栗園の主


奈良の北さんから、安曇野のブルーベリーを送ってほしいという依頼を受けて、
三郷のブルーベリー農場へ行った。
リンゴ園、ナシ園、ブドウ園、トウモロコシ畑などいくつも広がる農場のなかにブルーベリー園がある。
だが、道を一つ早く曲ってしまったために、分からなくなった。
栗畑の前の道ばたの草にあぐらをかいて、お茶を飲んでいる人がいたから、
訊ねてみた。
「すぐ近くだな、まあここに座って、お茶でも飲んでいきましょ。」
太陽がかんかん照る前に、ブルーベリーを摘みたかったが、誘われたからには、断るわけにもいかず、
道路に腰を下ろした。
「まあ、飲みまっしょ。このキュウリの漬物はうまいだ。食べてみまっしょ。」
キュウリの塩漬けの一切れをつまんで、口にぽいと掘り込み、お茶をいただくことにした。
うん、おいしい。
「おれは、80になるだけどね、ここの栗を作っているだ。
今は5町歩作ってるだが、おれの父親は10町歩作ってただ。
まあ、うまい栗だ。どこにも負けねえ。
栗研究会や全国から視察に来るだよ。
宮中にもおさめたことがあるだ。
丹波栗は有名だが、おれの栗を食べたら、丹波はおいしくないと言うね。」
「なるほど、みごとにりっぱな木ですね。」
ぼくの背後に栗林が広がっている。1本1本がピラミッド形だ。
「父親譲りの昭和の木は全部切ってしまっただ。今残っているのは平成の木だな。
父は苦労して、栗園を増やしてきただが。
あと5年だね。おれが栗を作れるのは。
5年たてば、全部伐採しようと思ってるだ。」
「それは、もったいない。」
「いや、もったいないことはもったいないだがね。
しかし、おれの子どもは農業をやる気はないしよ。
おれの技術もおれで終りだな。」
「こういう木や農場、それを作ってきた技術を個人のものにしたまま継承しないで、
終りにしてしまうのは、おかしいですよ。
建物などの文化遺産は、大切に保存されるけれど、
こうして作られてきた農場や木などは先祖から苦労して伝えられてきた命の源で、
こういうものこそ重要文化財ですよ。
寺とかの歴史文化遺産とともに、生活遺産として守らねばならにですよ。重要度は劣らないです。」
「そういうがね。産業革命からのち、人間はどんどん変わってきただ。
資源を再生するのではなく、食いつぶすばかりよ。
おれは、ここに太陽エネルギーの基地を作ったらどうかと思ってるだ。
あそこの、ほれ問題になっている、石油をばんばん使ってトマトをつくろうなんて、とんでもないことよ。

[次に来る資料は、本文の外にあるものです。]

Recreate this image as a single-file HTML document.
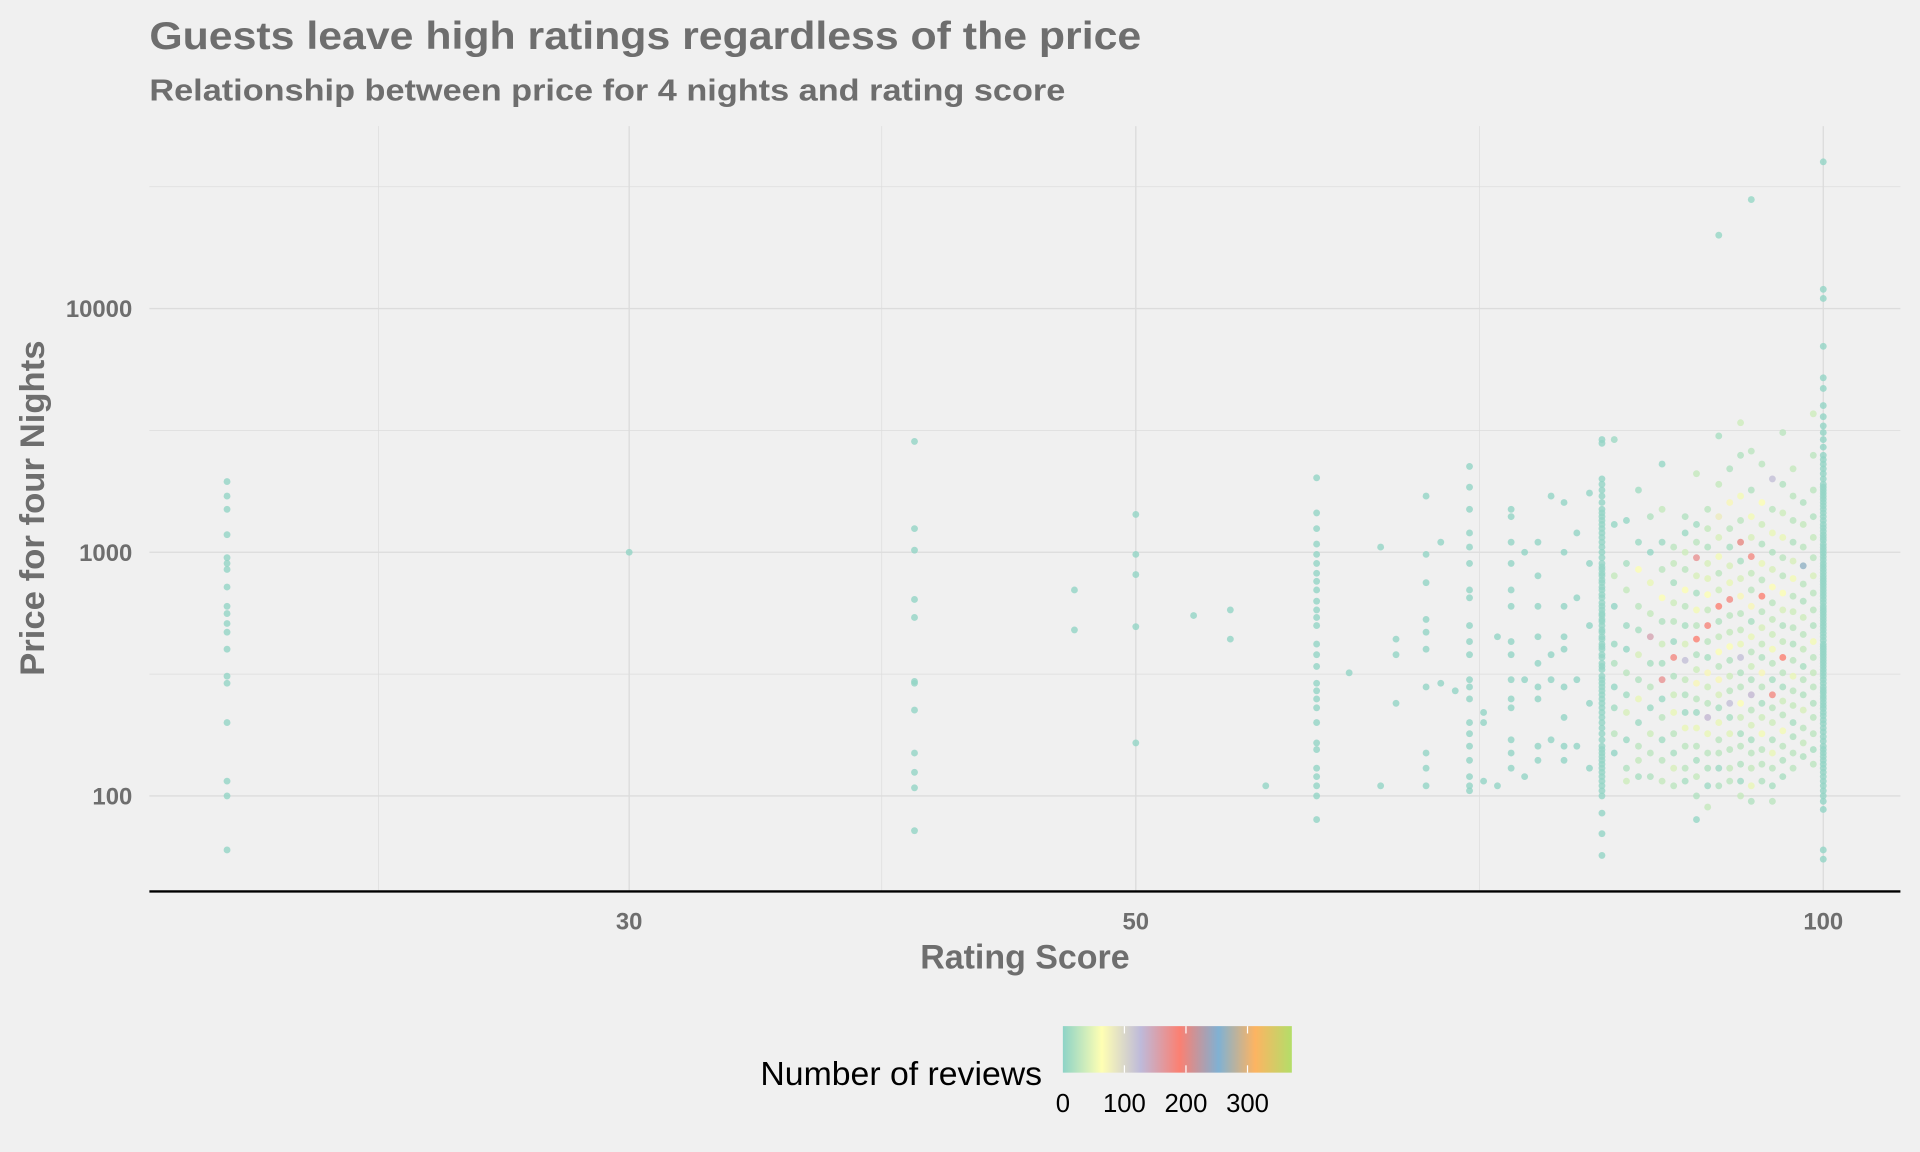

そんなことは気温の高い海岸かどこかでやればいいんだ。
こんな酷寒の地で、石油をばかすか使う農業施設なんて、成功するはずはないんだ。
あんなのはすぐにつぶして、太陽エネルギーを活かす施設に変えたらいいんだ。」
「三郷のあの施設、それはもっともだと思いますよ。
それはそうと、後継者ですが、ここにも若い農業者がいますよ。
住むところにもことかくなかで、リンゴをつくったり、アイガモ農法をやったり、酪農をやったりしています。
こういう若者を支援していかねばと、市の農政課にも意見を言ってるんですが、
まったくそういう若者たちを支援しようとはしないですね。」
「役所なんて、そんなものだ。だめだよ。政府自体が、未来を考えてやっていくところがないからね。
お茶、もっと飲みなせえ。畑で飲む茶はまた格別おいしいだ。
後継者ね。人柄だね。人柄がよくなけりゃね。」
「いやあ、そりゃ、彼らすばらしい人柄ですよ。
一度会って話をしてほしいですね。」
「おれは、こうやって1対1でよもやま話をするのが好きでね。
講師みたいなのは、気が向かないね。」
「ぜひ一度話を聞かせたいですよ。」
「おれの栗、日本一なのは二つの技術があるだ。
おれは、秋か冬、春までこの農場でずっとやってるだ。
来まっしょ。
袖振りあうも他生の縁だで、ながなが話してしまっただね。」